Consider the image shown below,
In the left diagram the centre of mass of the system lies upon the perpendicular from the point of contact. But in the right diagram the centre of mass has shifted towards left to the perpendicular from the point of contact. When the cyclist tries to lean the cycle towards left, his body should lean towards the right making the COM unshifted. All the cyclist can do is provide internal forces which would be always in pairs. That is if the cyclist applies a force F to the cycle then the cycle will apply an equal and opposite force -F to the cyclist. But in real life this doesn't happen and the cyclist easily shifts the COM. My question is how is this possible?
How is the cyclist, by just providing internal force, able to shift the center of mass of the cycle-cyclist system
Best Answer
It's like any balancing problem.
You constantly move your point of support to cause yourself to fall one way or the other.
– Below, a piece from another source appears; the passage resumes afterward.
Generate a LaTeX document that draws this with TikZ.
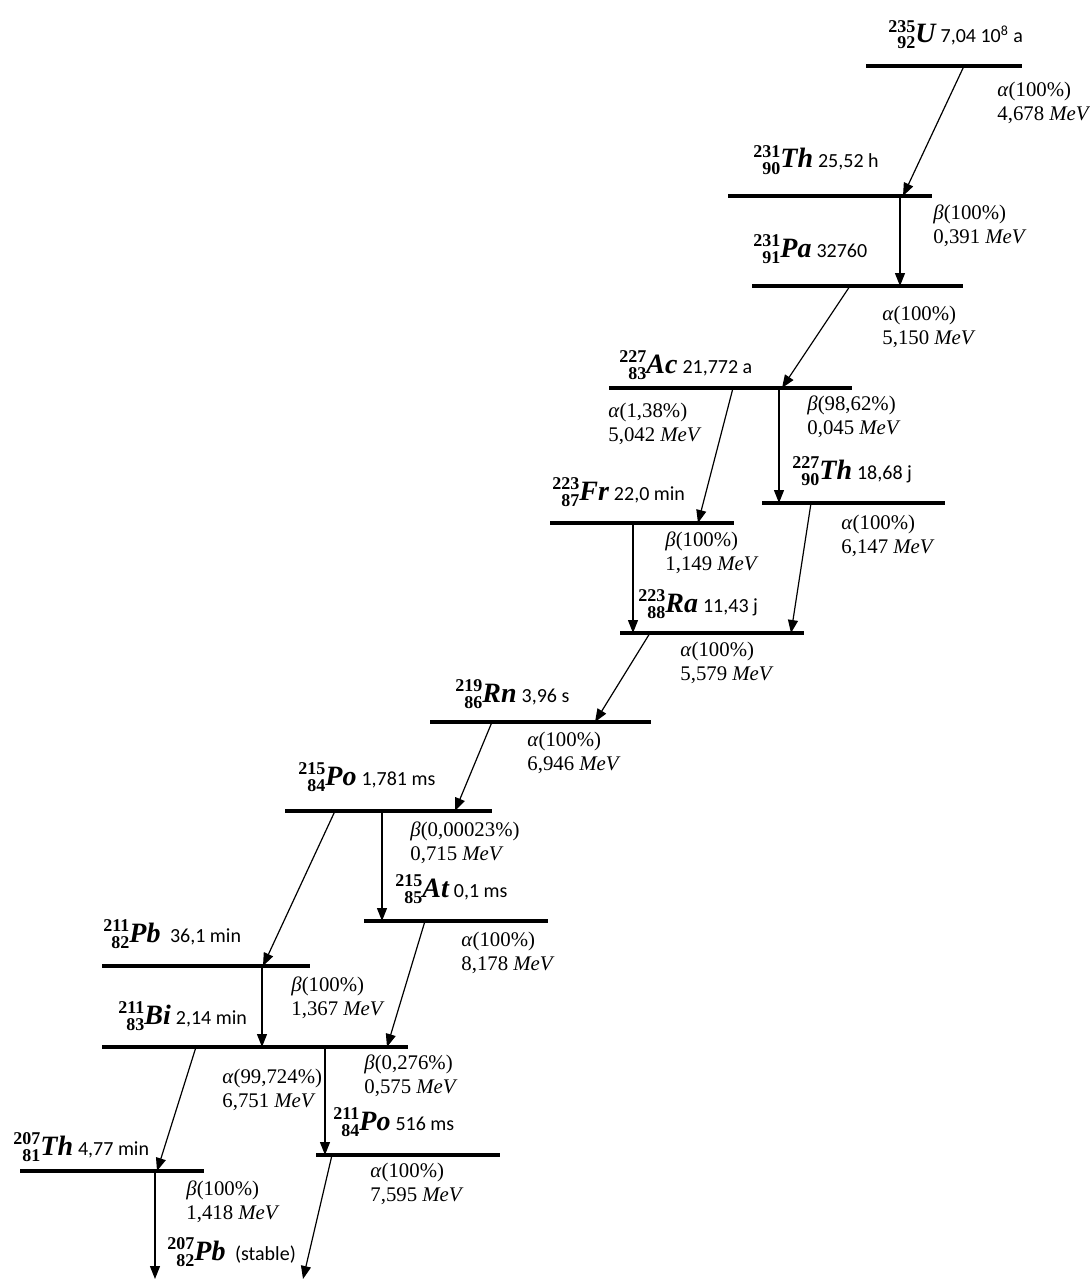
\documentclass[tikz,border=0pt]{standalone}
\usepackage{fontspec}
\setmainfont{Liberation Serif}
\newfontfamily\hlfam{Carlito}
\usetikzlibrary{arrows.meta}
\newcommand\nucnum[2]{\raisebox{-3pt}{\fontsize{9}{7.6}\selectfont\bfseries\begin{tabular}[b]{@{}r@{}}#1\\#2\end{tabular}}}
\newcommand\nuc[4]{\nucnum{#1}{#2}{\fontsize{14}{14}\selectfont\bfseries\itshape #3}\hspace{2.5pt}{\hlfam\fontsize{10}{12}\selectfont #4}}
\begin{document}
\begin{tikzpicture}[x=0.5pt,y=-0.5pt,
  lev/.style={line width=1.8pt},
  dec/.style={line width=0.6pt,-{Triangle[length=6.5pt,width=5pt]}},
  nl/.style={anchor=base west,inner sep=0pt},
  dl/.style={anchor=west,align=left,inner sep=0pt,font=\fontsize{10.4}{12}\selectfont}]
\useasboundingbox (0,0) rectangle (1089,1279);
% levels
\draw[lev] (866,66) -- (1022,66);
\draw[lev] (728,196) -- (932,196);
\draw[lev] (752,286) -- (963,286);
\draw[lev] (609,388) -- (852,388);
\draw[lev] (762,503) -- (945,503);
\draw[lev] (550,523) -- (734,523);
\draw[lev] (620,633) -- (804,633);
\draw[lev] (430,722) -- (651,722);
\draw[lev] (285,811) -- (492,811);
\draw[lev] (364,921) -- (548,921);
\draw[lev] (102,966) -- (310,966);
\draw[lev] (102,1047) -- (408,1047);
\draw[lev] (20,1171) -- (204,1171);
\draw[lev] (316,1155) -- (500,1155);
% arrow end points
\coordinate (a1s) at (964,66);   \coordinate (a1e) at (903,196);
\coordinate (a2s) at (900,196);  \coordinate (a2e) at (900,286);
\coordinate (a3s) at (850,286);  \coordinate (a3e) at (782,388);
\coordinate (a4s) at (779,388);  \coordinate (a4e) at (779,503);
\coordinate (a5s) at (733,388);  \coordinate (a5e) at (698,523);
\coordinate (a6s) at (633,523);  \coordinate (a6e) at (633,633);
\coordinate (a7s) at (811,503);  \coordinate (a7e) at (791,633);
\coordinate (a8s) at (650,633);  \coordinate (a8e) at (595,722);
\coordinate (a9s) at (492,722);  \coordinate (a9e) at (455,811);
\coordinate (a10s) at (382,811); \coordinate (a10e) at (382,921);
\coordinate (a11s) at (335,811); \coordinate (a11e) at (263,966);
\coordinate (a12s) at (425,921); \coordinate (a12e) at (387,1047);
\coordinate (a13s) at (262,966); \coordinate (a13e) at (262,1047);
\coordinate (a14s) at (325,1047);\coordinate (a14e) at (325,1155);
\coordinate (a15s) at (196,1047);\coordinate (a15e) at (157,1171);
\coordinate (a16s) at (155,1171);\coordinate (a16e) at (155,1279);
\coordinate (a17s) at (332,1155);\coordinate (a17e) at (303,1279);
\foreach \i in {1,...,17} {\draw[dec] (a\i s) -- (a\i e);}
% nuclide labels
\node[nl] (nU)   at (888,43)   {\nuc{235}{92}{U}{7,04 10\textsuperscript{8} a}};
\node[nl] (nTh1) at (753,168)  {\nuc{231}{90}{Th}{25,52 h}};
\node[nl] (nPa)  at (753,257)  {\nuc{231}{91}{Pa}{32760}};
\node[nl] (nAc)  at (619,373)  {\nuc{227}{83}{Ac}{21,772 a}};
\node[nl] (nTh2) at (792,479)  {\nuc{227}{90}{Th}{18,68 j}};
\node[nl] (nFr)  at (552,500)  {\nuc{223}{87}{Fr}{22,0 min}};
\node[nl] (nRa)  at (638,612)  {\nuc{223}{88}{Ra}{11,43 j}};
\node[nl] (nRn)  at (455,702)  {\nuc{219}{86}{Rn}{3,96 s}};
\node[nl] (nPo1) at (298,785)  {\nuc{215}{84}{Po}{1,781 ms}};
\node[nl] (nAt)  at (395,897)  {\nuc{215}{85}{At}{0,1 ms}};
\node[nl] (nPb1) at (103,942)  {\nuc{211}{82}{Pb}{\ 36,1 min}};
\node[nl] (nBi)  at (118,1024) {\nuc{211}{83}{Bi}{2,14 min}};
\node[nl] (nPo2) at (333,1130) {\nuc{211}{84}{Po}{516 ms}};
\node[nl] (nTl)  at (13,1155)  {\nuc{207}{81}{Th}{4,77 min}};
\node[nl] (nPb2) at (167,1260) {\nuc{207}{82}{Pb}{\ (stable)}};
% decay labels
\node[dl] (d1)  at (997,103)  {\textit{α}(100\%)\\4,678 \textit{MeV}};
\node[dl] (d2)  at (933,226)  {\textit{β}(100\%)\\0,391 \textit{MeV}};
\node[dl] (d3)  at (882,327)  {\textit{α}(100\%)\\5,150 \textit{MeV}};
\node[dl] (d4)  at (608,424)  {\textit{α}(1,38\%)\\5,042 \textit{MeV}};
\node[dl] (d5)  at (807,417)  {\textit{β}(98,62\%)\\0,045 \textit{MeV}};
\node[dl] (d6)  at (841,536)  {\textit{α}(100\%)\\6,147 \textit{MeV}};
\node[dl] (d7)  at (665,553)  {\textit{β}(100\%)\\1,149 \textit{MeV}};
\node[dl] (d8)  at (680,663)  {\textit{α}(100\%)\\5,579 \textit{MeV}};
\node[dl] (d9)  at (527,753)  {\textit{α}(100\%)\\6,946 \textit{MeV}};
\node[dl] (d10) at (410,843)  {\textit{β}(0,00023\%)\\0,715 \textit{MeV}};
\node[dl] (d11) at (461,953)  {\textit{α}(100\%)\\8,178 \textit{MeV}};
\node[dl] (d12) at (291,998)  {\textit{β}(100\%)\\1,367 \textit{MeV}};
\node[dl] (d13) at (222,1090) {\textit{α}(99,724\%)\\6,751 \textit{MeV}};
\node[dl] (d14) at (364,1076) {\textit{β}(0,276\%)\\0,575 \textit{MeV}};
\node[dl] (d15) at (370,1184) {\textit{α}(100\%)\\7,595 \textit{MeV}};
\node[dl] (d16) at (186,1202) {\textit{β}(100\%)\\1,418 \textit{MeV}};
\end{tikzpicture}
\end{document}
If you don't like the way you are falling, you move your point of support to stop that fall, and then start falling the other way.
Your point of support is never stationary. If it is, you fall over.
On a bike, you move your point of support left or right by tiny steering motions you're not even aware of.
(There's more physics involved, and some mystery about it, but this is the basic idea.)
On your motorcycle, you think you turn without moving the handlebar, but you do. All it takes is a very slight pull on the right handlebar to start a turn to the left. If you don't think so, try crossing your arms, so your right hand is on the left, and your left hand is on the right handlebar. Another thing to try - clamping the handlebars so they can't move. Bang! you're down.